9. At the Theater at Epidavros which had some of the best natural acoustics in the world, we took turns singing in front of a large crowd of tourists. Personal renditions of of The Beastie Boys, Sinatra and ‘I’ve got a lovely bunch of coconuts’ by four of my friends was a particular treat. As well as the ‘Braveheart’ William Wallace Speech by “Hot Dave” from New Jersey (Who, after a few years of ageing on my part, seems no longer that hot…).  

10. Keeping to the musical theme, on the night of our departure, on the bus ride to the airport at 4 in the morning while everyone else was fast asleep, myself and the two beard-y boys decided it was a good time to practice our vocal talents by singing several Bryan Adams songs. Riddled with drowsiness and sleep deprived inhibition, it was the most enthusiastic and acoustically pleasing performance I’ve ever done! Now that’s a way to make friends! (Not so much…)

11. There was an innocent competition between us girls and a few of the guys on the trip, as to who could “pick-up” the most.

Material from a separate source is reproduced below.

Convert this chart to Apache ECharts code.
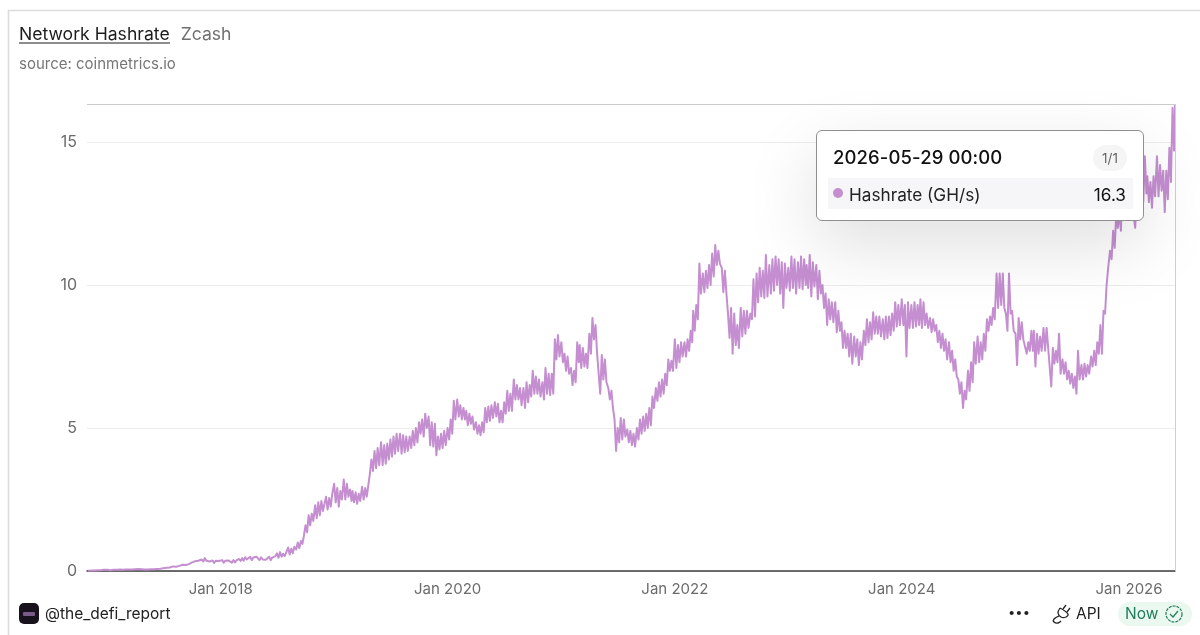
<!DOCTYPE html>
<html>
<head>
<meta charset="utf-8">
<title>Network Hashrate - Zcash</title>
<style>
html,body{margin:0;padding:0;background:#fff;}
#chart{width:1200px;height:635px;}
</style>
<script src="https://cdn.jsdelivr.net/npm/echarts@6/dist/echarts.min.js"></script>
</head>
<body>
<div id="chart"></div>
<script>
// Values (GH/s); six samples per month (1st, 6th, 11th, 16th, 21st, 26th).
const y2016 = [.01,.03,.02,.03,.02,.04, .03,.04,.03,.05,.04,.05];  // from Nov
const y2017 = [.04,.06,.03,.06,.04,.05, .04,.07,.05,.06,.04,.06, .05,.08,.05,.07,.05,.06,
               .06,.04,.07,.05,.06,.07, .05,.07,.05,.08,.06,.07, .06,.09,.07,.1,.08,.1,
               .1,.14,.11,.15,.12,.14, .16,.19,.15,.2,.18,.21, .22,.26,.21,.27,.24,.27,
               .3,.25,.34,.28,.36,.3, .4,.33,.45,.36,.42,.33, .3,.37,.28,.36,.31,.35];
const y2018 = [.3,.38,.29,.36,.31,.37, .36,.29,.38,.3,.37,.33, .42,.35,.45,.36,.48,.4,
               .42,.5,.38,.47,.43,.5, .44,.38,.48,.4,.46,.39, .4,.5,.38,.47,.42,.52,
               .62,.46,.66,.5,.6,.52, .56,.82,.58,.78,.62,.85, .75,1.0,.8,1.05,.95,1.25,
               1.6,1.35,1.95,1.6,2.0,1.75, 2.3,1.85,2.4,1.95,2.45,2.1, 2.1,2.6,2.15,2.55,2.25,2.7];
const y2019 = [3.05,2.4,2.9,2.25,2.8,2.5, 3.2,2.5,3.05,2.6,2.85,2.45, 2.8,2.4,2.75,2.35,2.7,2.45,
               2.95,2.5,2.9,2.6,3.0,3.4, 3.9,3.5,4.2,3.6,4.3,3.7, 4.5,3.7,4.4,3.75,4.45,3.9,
               4.6,4.0,4.7,4.1,4.8,4.2, 4.8,4.1,4.75,4.15,4.7,4.2, 4.7,4.3,4.9,4.4,5.0,4.5,
               5.2,4.8,5.3,4.7,5.5,5.0, 5.4,4.4,5.2,4.35,5.15,4.05, 4.7,4.25,4.8,4.3,4.9,4.4];
const y2020 = [5.0,4.6,5.3,4.8,5.95,5.3, 6.0,5.4,5.8,5.3,5.7,5.3, 5.6,5.1,5.5,5.15,5.4,4.95,
               5.2,4.8,5.1,4.75,5.2,4.85, 5.7,5.2,5.75,5.25,5.8,5.35, 5.9,5.4,5.85,5.2,5.6,5.2,
               5.9,5.5,6.3,5.6,6.2,5.6, 6.7,6.0,6.5,6.0,6.4,5.8, 6.4,5.7,6.6,5.9,6.5,6.1,
               7.0,6.2,6.8,6.2,6.7,6.1, 6.6,6.0,7.1,6.2,6.9,6.15, 6.9,6.2,8.1,7.4,8.25,7.5];
const y2021 = [8.0,7.3,7.6,7.0,7.5,6.9, 7.1,6.5,7.0,6.6,8.0,7.3, 7.9,7.1,7.8,7.15,7.6,7.1,
               8.3,7.6,8.85,8.1,8.6,7.6, 7.6,6.2,7.55,6.7,7.4,6.6, 6.4,6.0,6.3,5.7,5.3,4.2,
               5.0,4.5,5.35,4.6,5.3,4.7, 4.95,4.5,4.9,4.4,4.8,4.35, 5.0,4.6,5.3,4.8,5.4,4.9,
               5.5,5.0,5.7,5.1,6.1,5.7, 6.4,5.95,6.6,6.1,6.7,6.2, 6.9,6.5,7.4,7.0,7.35,7.0];
const y2022 = [8.1,7.1,7.9,7.3,8.0,7.5, 8.0,7.5,8.1,7.7,8.4,8.0, 9.1,8.4,9.3,8.8,10.75,9.7,
               10.4,9.75,10.5,9.9,10.7,10.0, 11.1,10.3,11.4,10.7,11.2,10.75, 10.6,9.75,10.5,9.7,9.0,8.15,
               9.2,7.6,9.0,7.9,8.6,7.8, 9.2,8.2,9.1,8.3,9.1,8.5, 9.0,8.8,10.2,8.9,10.4,9.4,
               10.6,9.6,10.5,9.55,11.05,9.6, 10.7,9.7,10.9,9.8,11.0,10.0, 10.9,9.7,10.8,9.2,10.75,9.9];
const y2023 = [10.6,9.8,11.0,9.9,10.9,9.7, 10.8,9.9,11.0,9.85,10.9,10.0, 10.7,9.9,11.05,9.6,10.8,9.95,
               10.7,9.5,10.5,9.7,10.0,9.2, 9.7,8.6,9.5,8.8,9.4,8.7, 9.4,8.35,9.1,8.4,8.7,7.8,
               8.4,7.8,8.3,7.5,8.3,7.25, 8.2,7.5,8.1,7.2,8.0,7.4, 8.4,7.9,8.8,8.0,8.7,8.1,
               9.05,8.3,8.9,8.3,8.9,8.2, 8.8,8.1,8.9,8.15,8.9,8.25, 9.0,8.4,9.4,8.55,9.3,8.6];
const y2024 = [9.5,8.6,9.3,7.5,9.4,8.5, 9.3,8.5,9.4,8.55,9.3,8.6, 9.5,8.5,9.4,8.6,9.0,8.5,
               8.85,8.35,8.8,8.4,8.6,8.0, 8.4,7.8,8.3,7.7,8.1,7.4, 8.0,7.3,7.7,7.0,7.4,6.8,
               6.7,6.2,6.6,5.7,6.3,6.0, 7.0,6.3,7.3,6.6,8.0,7.25, 8.2,7.3,8.0,7.4,8.3,7.7,
               8.8,8.4,8.9,8.6,9.2,8.8, 10.4,9.2,10.4,9.3,10.4,9.2, 9.0,8.4,10.4,9.0,9.1,8.4];
const y2025 = [8.3,7.2,8.85,8.1,8.7,8.1, 8.1,7.6,8.0,7.7,8.4,7.7, 8.4,7.15,8.3,7.6,8.2,7.7,
               8.5,7.7,8.5,7.8,7.8,6.45, 7.8,7.25,7.7,7.3,8.3,6.9, 7.4,6.9,7.3,6.7,7.0,6.55,
               6.9,6.4,6.8,6.2,7.7,6.7, 7.2,6.7,7.25,6.8,7.2,6.9, 7.5,7.15,7.7,7.2,8.0,7.6,
               8.6,7.6,9.1,9.0,10.0,10.6, 11.2,10.9,11.9,11.3,12.5,12.0, 12.5,11.9,13.5,12.8,14.0,13.0];
const y2026 = [13.7,12.8,13.3,12.4,12.0,13.2, 13.8,13.0,14.2,12.9,14.5,13.2, 13.8,12.9,13.6,12.7,13.8,13.1,
               14.5,13.1,14.2,13.3,14.0,12.55, 14.0,13.0,14.8,13.6,16.2,14.7];  // to late May
const latestDates = ['2026-05-29'];
const latestValues = [16.3];

const startDate = '2016-10-28';
const endDate = '2026-05-29';
const tickYears = [2018, 2020, 2022, 2024, 2026];
const seriesName = 'Hashrate (GH/s)';
const lineColor = '#c48ed0';

const yearRows = [[2016, 10, y2016], [2017, 0, y2017], [2018, 0, y2018], [2019, 0, y2019], [2020, 0, y2020],
                  [2021, 0, y2021], [2022, 0, y2022], [2023, 0, y2023], [2024, 0, y2024], [2025, 0, y2025], [2026, 0, y2026]];
const points = [];
yearRows.forEach(([year, firstMonth, values]) => {
  values.forEach((v, i) => {
    const month = firstMonth + Math.floor(i / 6);
    const day = [1, 6, 11, 16, 21, 26][i % 6];
    points.push([Date.UTC(year, month, day), v]);
  });
});
latestDates.forEach((d, i) => points.push([Date.parse(d + 'T00:00:00Z'), latestValues[i]]));

const tickValues = tickYears.map(y => Date.UTC(y, 0, 1));
const chart = echarts.init(document.getElementById('chart'), null, {renderer: 'canvas'});
const sans = 'Inter, "Liberation Sans", sans-serif';

chart.setOption({
  animation: false,
  backgroundColor: '#fff',
  title: {
    left: 19, top: 24, padding: 0, itemGap: 15,
    text: '{a|Network Hashrate}  {b|Zcash}',
    textStyle: {
      fontWeight: 'normal',
      rich: {
        a: {fontFamily: sans, fontWeight: 'normal', fontSize: 17.6, color: '#1c1c1c', lineHeight: 22},
        b: {fontFamily: sans, fontWeight: 'normal', fontSize: 17.6, color: '#707070', lineHeight: 22, padding: [0, 0, 0, 1]}
      }
    },
    subtext: 'source: coinmetrics.io',
    subtextStyle: {fontFamily: sans, fontSize: 15, color: '#767676'}
  },
  grid: {left: 87, right: 25, top: 104, bottom: 64, containLabel: false},
  tooltip: {
    trigger: 'axis',
    triggerOn: 'none',
    alwaysShowContent: true,
    transitionDuration: 0,
    padding: 0,
    borderWidth: 0,
    backgroundColor: 'transparent',
    extraCssText: 'box-shadow:none;',
    axisPointer: {type: 'line', label: {show: false}, lineStyle: {color: '#cfcfcf', width: 1, type: 'solid'}},
    position: () => [816, 130],
    formatter: params => {
      const p = params[0];
      return `<div style="box-sizing:border-box;width:328px;height:91px;background:#fff;border:1px solid #8f8f8f;border-radius:6px;box-shadow:0 24px 70px rgba(0,0,0,.13);font-family:${sans.replace(/"/g, "'")};position:relative;color:#111;">
        <div style="position:absolute;left:16px;top:13px;font-size:18.5px;line-height:26px;font-weight:500;letter-spacing:.1px;">${endDate} 00:00</div>
        <div style="position:absolute;right:16px;top:14px;width:34px;height:26px;line-height:26px;border-radius:13px;background:#f5f5f5;color:#666;font-size:13.5px;text-align:center;">1/1</div>
        <div style="position:absolute;left:11px;right:10px;top:47px;height:31px;background:#f6f6f8;"></div>
        <div style="position:absolute;left:16px;top:57px;width:10px;height:10px;border-radius:50%;background:${lineColor};"></div>
        <div style="position:absolute;left:32px;top:48px;line-height:31px;font-size:17.2px;color:#222;">${p.seriesName}</div>
        <div style="position:absolute;right:17px;top:48px;line-height:31px;font-size:17.2px;color:#111;">${p.value[1]}</div>
      </div>`;
    }
  },
  xAxis: {
    type: 'value',
    min: Date.parse(startDate + 'T00:00:00Z'),
    max: Date.parse(endDate + 'T00:00:00Z'),
    axisLine: {show: true, onZero: false, lineStyle: {color: '#3d3d3d', width: 1.5}},
    axisTick: {show: false},
    splitLine: {show: false},
    axisLabel: {
      customValues: tickValues,
      color: '#6b6b6b', fontFamily: sans, fontSize: 15, margin: 11,
      hideOverlap: false,
      formatter: v => 'Jan ' + new Date(v).getUTCFullYear()
    }
  },
  yAxis: {
    type: 'value',
    min: 0, max: 16.33, interval: 5,
    axisLine: {show: false},
    axisTick: {show: false},
    splitLine: {lineStyle: {color: '#ececec', width: 1}},
    axisLabel: {color: '#6b6b6b', fontFamily: sans, fontSize: 16, margin: 10, showMaxLabel: false}
  },
  series: [{
    name: seriesName,
    type: 'line',
    data: points,
    symbol: 'none',
    sampling: false,
    lineStyle: {color: lineColor, width: 2, join: 'round'},
    itemStyle: {color: lineColor},
    emphasis: {disabled: true},
    markLine: {
      silent: true, symbol: 'none', animation: false, label: {show: false},
      lineStyle: {color: '#cccccc', width: 1, type: 'solid'},
      data: [{yAxis: 16.33}]
    }
  }],
  graphic: [
    // card border
    {type: 'rect', silent: true, z: -1, shape: {x: 8.5, y: 10.5, width: 1400, height: 900},
     style: {fill: 'none', stroke: '#dcdcdc', lineWidth: 1.6}},
    // title underline
    {type: 'line', silent: true, shape: {x1: 19, y1: 43, x2: 170, y2: 43}, style: {stroke: '#1c1c1c', lineWidth: 1}},
    // footer, left
    {type: 'rect', silent: true, shape: {x: 19, y: 603, width: 20, height: 21, r: 5}, style: {fill: '#17121b'}},
    {type: 'rect', silent: true, shape: {x: 23, y: 612, width: 12, height: 4, r: 1}, style: {fill: '#7a5a86'}},
    {type: 'text', silent: true, style: {x: 45, y: 614, text: '@the_defi_report', fill: '#222', font: '15.5px ' + sans, textVerticalAlign: 'middle'}},
    // footer, right
    {type: 'text', silent: true, style: {x: 1019, y: 613, text: '•••', fill: '#222', font: '13px ' + sans, textAlign: 'center', textVerticalAlign: 'middle'}},
    {type: 'polyline', silent: true, shape: {points: [[1066, 605], [1063, 609]]}, style: {fill: 'none', stroke: '#222', lineWidth: 1.3}},
    {type: 'polyline', silent: true, shape: {points: [[1070, 608], [1067, 612]]}, style: {fill: 'none', stroke: '#222', lineWidth: 1.3}},
    {type: 'polyline', silent: true, shape: {smooth: 0.4, points: [[1060, 608], [1058, 613], [1061, 617], [1066, 617], [1068, 614], [1060, 608]]}, style: {fill: 'none', stroke: '#222', lineWidth: 1.3}},
    {type: 'polyline', silent: true, shape: {smooth: 0.4, points: [[1059, 616], [1054, 619], [1054, 622], [1058, 623], [1061, 621]]}, style: {fill: 'none', stroke: '#222', lineWidth: 1.3}},
    {type: 'text', silent: true, style: {x: 1076, y: 614, text: 'API', fill: '#222', font: '15.5px ' + sans, textVerticalAlign: 'middle'}},
    {type: 'rect', silent: true, shape: {x: 1118, y: 602, width: 74, height: 24, r: 12}, style: {fill: '#eaf8ef'}},
    {type: 'text', silent: true, style: {x: 1125, y: 614, text: 'Now', fill: '#1f7d5c', font: '15.5px ' + sans, textVerticalAlign: 'middle'}},
    {type: 'circle', silent: true, shape: {cx: 1174, cy: 614, r: 8}, style: {fill: 'none', stroke: '#1f7d5c', lineWidth: 1.2, lineDash: [3, 1]}},
    {type: 'polyline', silent: true, shape: {points: [[1170, 614], [1173, 617], [1178, 611]]}, style: {fill: 'none', stroke: '#1f7d5c', lineWidth: 1.2}}
  ]
});
chart.dispatchAction({type: 'showTip', seriesIndex: 0, dataIndex: points.length - 1});
</script>
</body>
</html>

It was an overwhelming win for the women.  The score was as follows:

Girls: Jewellery store man with phone number and date proposal and an over-enthusiastic, very public “I LOVE YOU”, Blue man from Hydra asking us to dinner, Sports car men attempting to steal us, and finally a “You have beautiful eyes” from the Greek Christian Bale doppelgänger working at a cafe’ in Athens.

Boys: One less than successful ‘get laid’ attempt by a local man at a night club in Tolon called “The Gorilla” which, much to everyone’s surprise, turned out to be a gay bar. If only we had learned this before my friend climbed up on the scaffolding inside and took his shirt off in an “I’m too sexy for it” sort of way.  Or maybe it was better he didn’t know…

So that was the humourous aspect of my Grecian Adventure, filled with life, learning and unending hilarity. With any luck I’ll be able to go back again to re-live the experience, and with a bit more freedom perhaps say yes to an invitation to dinner…ahh screw it…I’m going to watch Mamma Mia.